Moreover, the spouses may disagree about the price offered by a third-party purchaser, mainly if it is less than the independent valuation prepared during the divorce proceedings.
Continue to Run the LLC as Co-Owners After the Divorce
While uncommon, a third option for the spouses is to continue jointly owning the company after the divorce. While there may be emotional and psychological difficulties, amicable spouses can co-own and operate the business even after the divorce is final.
Alternatively, the spouses could agree that they will co-own the business, but only one spouse will manage it. The other spouse will be given a percentage of the future business’s profits to satisfy their share of the marital assets. By maintaining co-ownership of the business, each spouse risks receiving more or fewer assets depending on the company’s future success.
For example, instead of Ashley purchasing Jeff’s’ stake in the company, Ashley and Jeff agree that Ashley will retain primary responsibility for running the company and that Jeff will be entitled to 50% of the company’s net profits until the business is eventually sold. If the company makes $50,000 this year, Jeff will be entitled to $25,000.
Because many spouses cannot maintain a cordial working relationship after divorce, co-ownership is not a popular way to deal with a private business in a divorce. Assume the spouses are still co-owners after the divorce. In that case, a formal written operating agreement must be in place to address their future business relationship as if they were unrelated independent investors.

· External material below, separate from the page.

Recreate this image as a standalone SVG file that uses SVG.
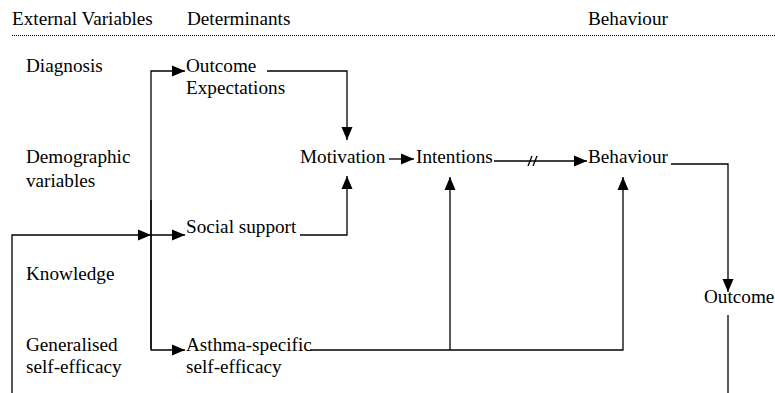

Finally, while the three methods discussed above are the most common ways for spouses to deal with an LLC during a divorce, they are not the only options. Navigating the sale of a membership interest in an LLC during a divorce requires examining all of the circumstances, including any debts on the business, other owners of the company, and any agreements that may exist between them.
Before agreeing to and implementing any specific strategy, a spouse should discuss the pros and cons of dividing an LLC with their family law attorney, tax advisor, wealth manager, and other advisors.